Fritura de cabracho (fried scorpion fish) with garlic aioli

It is owned by Marcelo Tejedor who is a chef himself. The staff were friendly, relaxed and attentive. I tried to get a photo of head chef Martin Vazquez but he refused to have a photo by himself insisting he will only have photos taken with the entire team. He gets 5 stars from me just for that!

Head chef Martin Vazquez (4th from left) and his team  

Head chef Martin Vazquez (4th from left) and his team  

Speaking of stars, this is one of the best-value Michelin starred restaurant I've been to. The 3 of us had 8 courses, 6 glasses of wine plus water and bread and the bill was only 136 euros.

Steak tartar

Steak tartar

Plantain in pastry with vanilla ice cream and orange sauce (divine!) 

Plantain in pastry with vanilla ice cream and orange sauce (divine!) 

Limon gratinado  

Limon gratinado  

So if you happen to be in Santiago de Compostela, make this restaurant part of your pilgrimage and have a buen Camino.

El Barril de Las Letras, Madrid

 
Red prawn paella

Red prawn paella

I don't know about you but I always get a little nervous about taking on restaurant recommendations when it's from someone I've just met.
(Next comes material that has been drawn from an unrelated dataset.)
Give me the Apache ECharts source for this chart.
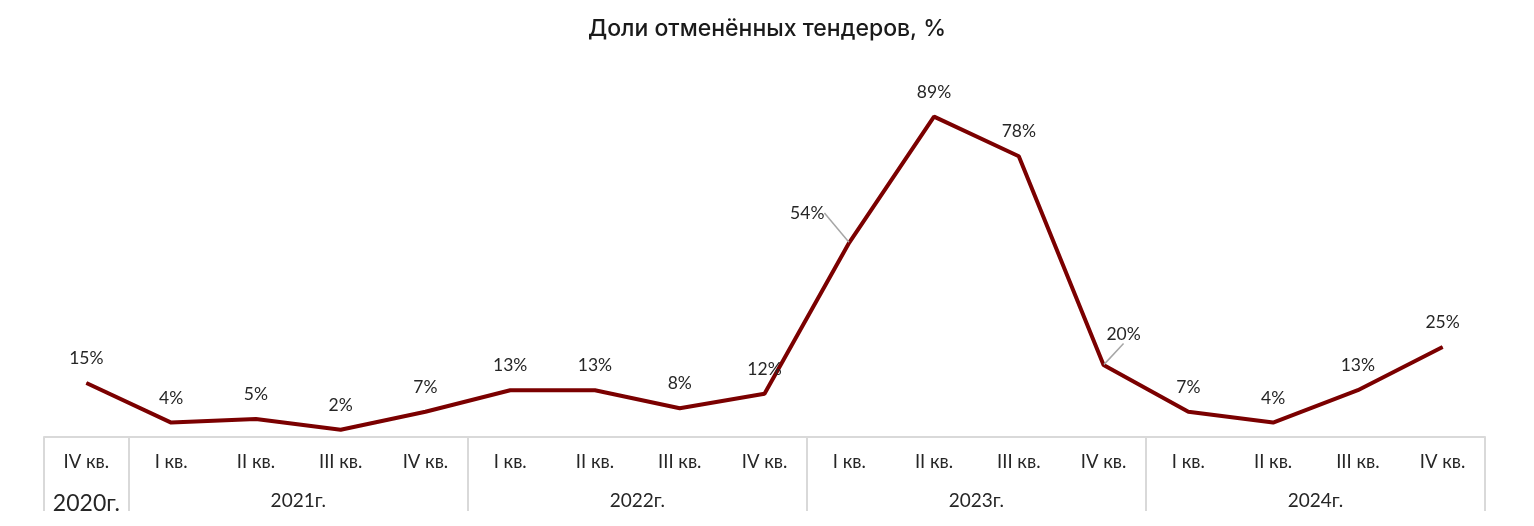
<!DOCTYPE html>
<html>
<head>
<meta charset="utf-8">
<script src="https://cdn.jsdelivr.net/npm/echarts@6/dist/echarts.min.js"></script>
<style>
html,body{margin:0;padding:0;background:#fff;}
#c{width:1534px;height:526px;}
</style>
</head>
<body>
<div id="c"></div>
<script>
const titleText = 'Доли отменённых тендеров, %';
const quarters = ['IV кв.','I кв.','II кв.','III кв.','IV кв.','I кв.','II кв.','III кв.','IV кв.','I кв.','II кв.','III кв.','IV кв.','I кв.','II кв.','III кв.','IV кв.'];
const values = [15, 4, 5, 2, 7, 13, 13, 8, 12, 54, 89, 78, 20, 7, 4, 13, 25];
const yearLabels = ['2020г.','2021г.','2022г.','2023г.','2024г.'];
const yearStartIndex = [0, 1, 5, 9, 13];
const yearEndIndex = [1, 5, 9, 13, 17];
const movedLabels = [9, 12];

const font = 'Lato, "Open Sans", sans-serif';
const yearAt = {};
yearLabels.forEach((y, i) => { yearAt[((yearStartIndex[i] + yearEndIndex[i]) / 2).toFixed(1)] = i; });

const seriesData = values.map((v, i) => movedLabels.indexOf(i) >= 0
  ? { value: v, labelLine: { show: true } }
  : { value: v });

const chart = echarts.init(document.getElementById('c'));
chart.setOption({
  animation: false,
  title: {
    text: titleText, left: 'center', top: 13,
    textStyle: { fontFamily: 'Inter, sans-serif', fontSize: 23, fontWeight: 500, color: '#1a1a1a' }
  },
  grid: { left: 44, right: 49, top: 77, bottom: 89, outerBoundsMode: 'none' },
  xAxis: [{
    type: 'category', data: quarters, boundaryGap: true, position: 'bottom',
    axisLine: { lineStyle: { color: '#d9d9d9', width: 2 } },
    axisTick: { show: true, length: 74, lineStyle: { color: '#d9d9d9', width: 2 },
      interval: (i) => yearStartIndex.indexOf(i) >= 0 },
    axisLabel: { interval: 0, margin: 16, fontFamily: font, fontSize: 18.5, color: '#262626' }
  }, {
    type: 'value', min: 0, max: 17, interval: 0.5, position: 'bottom',
    axisLine: { show: false }, axisTick: { show: false }, splitLine: { show: false },
    axisLabel: {
      margin: 54, fontFamily: font, fontSize: 19, color: '#262626', showMinLabel: true, showMaxLabel: true,
      formatter: (v) => {
        const k = yearAt[Number(v).toFixed(1)];
        if (k === undefined) return '';
        return k === 0 ? '{big|' + yearLabels[k] + '}' : yearLabels[k];
      },
      rich: { big: { fontSize: 23, fontFamily: font, color: '#262626', padding: [1, 0, 0, 0] } }
    }
  }],
  yAxis: { type: 'value', min: 0, max: 100, show: false, splitLine: { show: false } },
  series: [{
    type: 'line', xAxisIndex: 0, data: seriesData,
    showSymbol: true, symbol: 'circle', symbolSize: 1,
    itemStyle: { color: '#7b0000' },
    lineStyle: { color: '#7b0000', width: 4 },
    label: { show: true, position: 'top', distance: 15, formatter: '{c}%',
      fontFamily: font, fontSize: 17.5, color: '#262626' },
    labelLine: { show: false, lineStyle: { color: '#a6a6a6', width: 1.5 } },
    labelLayout: (p) => {
      if (p.dataIndex === 9) return { dx: -42, dy: -5 };
      if (p.dataIndex === 12) return { dx: 20, dy: -6 };
      return {};
    },
    z: 3
  }]
});
</script>
</body>
</html>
People have different tastes. When I'm in a foreign country, my bad-meal anxiety kicks in even more because I wonder if I'm being sent off to slaughter at a tourist trap. I have serious trust issues.
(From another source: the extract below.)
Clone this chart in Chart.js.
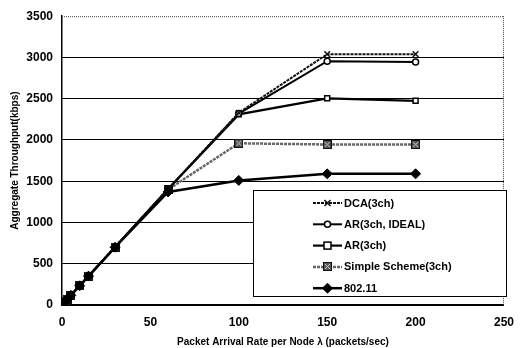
<!DOCTYPE html>
<html>
<head>
<meta charset="utf-8">
<script src="https://cdn.jsdelivr.net/npm/chart.js@4/dist/chart.umd.min.js"></script>
<style>
  html, body { margin: 0; padding: 0; background: #fff; }
  #wrap { width: 524px; height: 348px; }
</style>
</head>
<body>
<div id="wrap"><canvas id="grafico" width="524" height="348"></canvas></div>
<script>
// valores
const rates = [1, 2, 3, 5, 10, 15, 30, 60, 100, 150, 200];
const dca = [23, 47, 70, 117, 233, 350, 700, 1405, 2330, 3040, 3040];
const arIdeal = [23, 47, 70, 117, 233, 350, 700, 1405, 2320, 2955, 2945];
const ar = [23, 47, 70, 117, 233, 350, 700, 1405, 2310, 2505, 2475];
const simple = [23, 47, 70, 117, 233, 350, 700, 1400, 1960, 1945, 1945];
const ieee = [23, 47, 70, 117, 233, 350, 700, 1370, 1510, 1590, 1590];
const seriesNames = ['DCA(3ch)', 'AR(3ch, IDEAL)', 'AR(3ch)', 'Simple Scheme(3ch)', '802.11'];
const xTicks = [0, 50, 100, 150, 200, 250];
const yTicks = [0, 500, 1000, 1500, 2000, 2500, 3000, 3500];

const FONT = 'Liberation Sans, Arial, sans-serif';

function puntos(vals) {
  return rates.map((r, i) => ({ x: r, y: vals[i] }));
}

// marcador gris con una x para Simple Scheme
const simpleMark = document.createElement('canvas');
simpleMark.width = 9; simpleMark.height = 9;
(function() {
  const c = simpleMark.getContext('2d');
  c.fillStyle = '#555';
  c.fillRect(0, 0, 9, 9);
  c.strokeStyle = '#111';
  c.lineWidth = 1;
  c.strokeRect(0.5, 0.5, 8, 8);
  c.strokeStyle = '#ccc';
  c.beginPath();
  c.moveTo(2, 2); c.lineTo(7, 7);
  c.moveTo(7, 2); c.lineTo(2, 7);
  c.stroke();
})();

const estilos = [
  { borderColor: '#111', borderWidth: 2, borderDash: [3, 1], pointStyle: 'crossRot', pointRadius: 4, pointBorderWidth: 1.5, pointBackgroundColor: '#111', pointBorderColor: '#111' },
  { borderColor: '#000', borderWidth: 2, pointStyle: 'circle', pointRadius: 3, pointBorderWidth: 1.5, pointBackgroundColor: '#fff', pointBorderColor: '#000' },
  { borderColor: '#000', borderWidth: 2.2, pointStyle: 'rect', pointRadius: 3.5, pointBorderWidth: 1.5, pointBackgroundColor: '#fff', pointBorderColor: '#000' },
  { borderColor: '#666', borderWidth: 2.5, borderDash: [3, 1], pointStyle: simpleMark, pointRadius: 4.5, pointBorderWidth: 1, pointBackgroundColor: '#555', pointBorderColor: '#111' },
  { borderColor: '#000', borderWidth: 2.5, pointStyle: 'rectRot', pointRadius: 5, pointBorderWidth: 1, pointBackgroundColor: '#000', pointBorderColor: '#000' }
];
const valores = [dca, arIdeal, ar, simple, ieee];
const ordenes = [1, 2, 3, 4, 0];

const datasets = valores.map((v, i) => Object.assign({
  label: seriesNames[i],
  data: puntos(v),
  fill: false,
  tension: 0,
  order: ordenes[i]
}, estilos[i]));

// marcador de la leyenda
function dibujarMarca(ctx, i, x, y) {
  const e = estilos[i];
  ctx.save();
  ctx.setLineDash([]);
  ctx.lineWidth = e.pointBorderWidth;
  ctx.strokeStyle = e.pointBorderColor;
  ctx.fillStyle = e.pointBackgroundColor;
  const r = e.pointRadius;
  if (i === 0) {
    ctx.beginPath();
    ctx.moveTo(x - 3, y - 3); ctx.lineTo(x + 3, y + 3);
    ctx.moveTo(x + 3, y - 3); ctx.lineTo(x - 3, y + 3);
    ctx.stroke();
  } else if (i === 1) {
    ctx.beginPath(); ctx.arc(x, y, r, 0, Math.PI * 2); ctx.fill(); ctx.stroke();
  } else if (i === 2) {
    ctx.fillRect(x - r, y - r, r * 2, r * 2); ctx.strokeRect(x - r, y - r, r * 2, r * 2);
  } else if (i === 3) {
    ctx.drawImage(simpleMark, Math.round(x - 4.5), Math.round(y - 4.5));
  } else {
    ctx.beginPath();
    ctx.moveTo(x, y - r); ctx.lineTo(x + r, y); ctx.lineTo(x, y + r); ctx.lineTo(x - r, y);
    ctx.closePath(); ctx.fill(); ctx.stroke();
  }
  ctx.restore();
}

const marcoYLeyenda = {
  id: 'marcoYLeyenda',
  afterDraw(chart) {
    const ctx = chart.ctx;
    const a = chart.chartArea;
    ctx.save();
    // borde superior y derecho punteados
    ctx.strokeStyle = '#444';
    ctx.lineWidth = 1;
    ctx.setLineDash([1, 1]);
    ctx.beginPath();
    ctx.moveTo(a.left, a.top + 0.5); ctx.lineTo(a.right, a.top + 0.5);
    ctx.moveTo(a.right - 0.5, a.top); ctx.lineTo(a.right - 0.5, a.bottom);
    ctx.stroke();
    ctx.setLineDash([]);

    // caja de leyenda
    const bx = 253, by = 190, bw = 254, bh = 107;
    ctx.fillStyle = '#fff';
    ctx.fillRect(bx, by, bw, bh);
    ctx.strokeStyle = '#000';
    ctx.lineWidth = 1;
    ctx.strokeRect(bx + 0.5, by + 0.5, bw - 1, bh - 1);

    ctx.font = 'bold 11px ' + FONT;
    ctx.textBaseline = 'middle';
    ctx.textAlign = 'left';
    seriesNames.forEach((nombre, i) => {
      const y = by + 13 + i * 21.3;
      const e = estilos[i];
      ctx.strokeStyle = e.borderColor;
      ctx.lineWidth = e.borderWidth;
      ctx.setLineDash(e.borderDash || []);
      ctx.beginPath();
      ctx.moveTo(313, y); ctx.lineTo(342, y);
      ctx.stroke();
      dibujarMarca(ctx, i, 327.5, y);
      ctx.fillStyle = '#000';
      ctx.fillText(nombre, 344, y + 0.5);
    });
    ctx.restore();
  }
};

new Chart(document.getElementById('grafico').getContext('2d'), {
  type: 'line',
  data: { datasets: datasets },
  plugins: [marcoYLeyenda],
  options: {
    responsive: false,
    animation: false,
    layout: { padding: { left: 0, right: 17, top: 14, bottom: 0 } },
    plugins: {
      legend: { display: false },
      tooltip: { enabled: false }
    },
    scales: {
      x: {
        type: 'linear',
        min: 0,
        max: 250,
        afterFit: s => { s.height = 43; },
        afterBuildTicks: s => { s.ticks = xTicks.map(v => ({ value: v })); },
        grid: { display: false, drawTicks: false },
        border: { display: true, color: '#000', width: 1.5 },
        ticks: {
          color: '#000', padding: 10,
          font: { family: FONT, size: 12, weight: 'bold' },
          callback: v => String(v)
        },
        title: {
          display: true,
          text: 'Packet Arrival Rate per Node λ (packets/sec)',
          color: '#000',
          padding: { top: 0, bottom: 0 },
          font: { family: FONT, size: 10, weight: 'bold' }
        }
      },
      y: {
        type: 'linear',
        min: 0,
        max: 3500,
        afterFit: s => { s.width = 62; },
        afterBuildTicks: s => { s.ticks = yTicks.map(v => ({ value: v })); },
        grid: {
          drawTicks: false,
          color: c => (c.tick && c.tick.value === 3500) ? 'rgba(0,0,0,0)' : '#000',
          lineWidth: 1
        },
        border: { display: true, color: '#000', width: 1.5 },
        ticks: {
          color: '#000', padding: 9,
          font: { family: FONT, size: 12, weight: 'bold' },
          callback: v => String(v)
        },
        title: {
          display: true,
          text: 'Aggregate Throughput(kbps)',
          color: '#000',
          padding: { top: 9, bottom: 0 },
          font: { family: FONT, size: 10, weight: 'bold' }
        }
      }
    }
  }
});
</script>
</body>
</html>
We just met Moises this morning, our local guide, and as lovely, informative and helpful as he is, I was on tenterhooks until the first plate of food arrived.

Moises recommended this place for seafood and paella so those were exactly what we ordered. They started us with a plate of olives and based on its taste and presentation, I began to exhale slowly.

We were each presented with complimentary hot bean casserole in a mini tureen which I forgot to take a photo of. It was warm, satisfying and told me everything was going to be alright.

The restaurant is an easy walking distance from the Prado Museum and far enough from tourist crowds. e arrived just after 2 pm and my Sydney brain initially registered the few occupied tables as people just finishing off their lunches. In actual fact, we were one of the early guests and by 3 pm this large restaurant was packed with smartly dressed locals eating their biggest meal of the day.

 

The fried calamari was perfectly cooked and seasoned, served with a mix of pickled peppers. Even the green salad was a standout with the tomatoes having just the right balance of sweetness and acidity. The berberechos or clams were divine and had bread-dunking-worthy sauce made of olive oil, garlic, white wine, parsley (but ground to a paste rather than just chopped and I think this method gave it a much deeper flavour) and chilli. 

Fried calamari & tomato salad

Fried calamari & tomato salad

Berberechos

Berberechos

We were so full and couldn't imagine ordering dessert. This didn't stop us from scoffing down these complimentary morsels of butter cake.

Butter cake

Butter cake

So thanks to Moises Perez Zapata, the friendly staff and talented Filipino (yes!) chef at El Barril de Las Letras, this little piggy was happy and cried hee hee hee all the way home!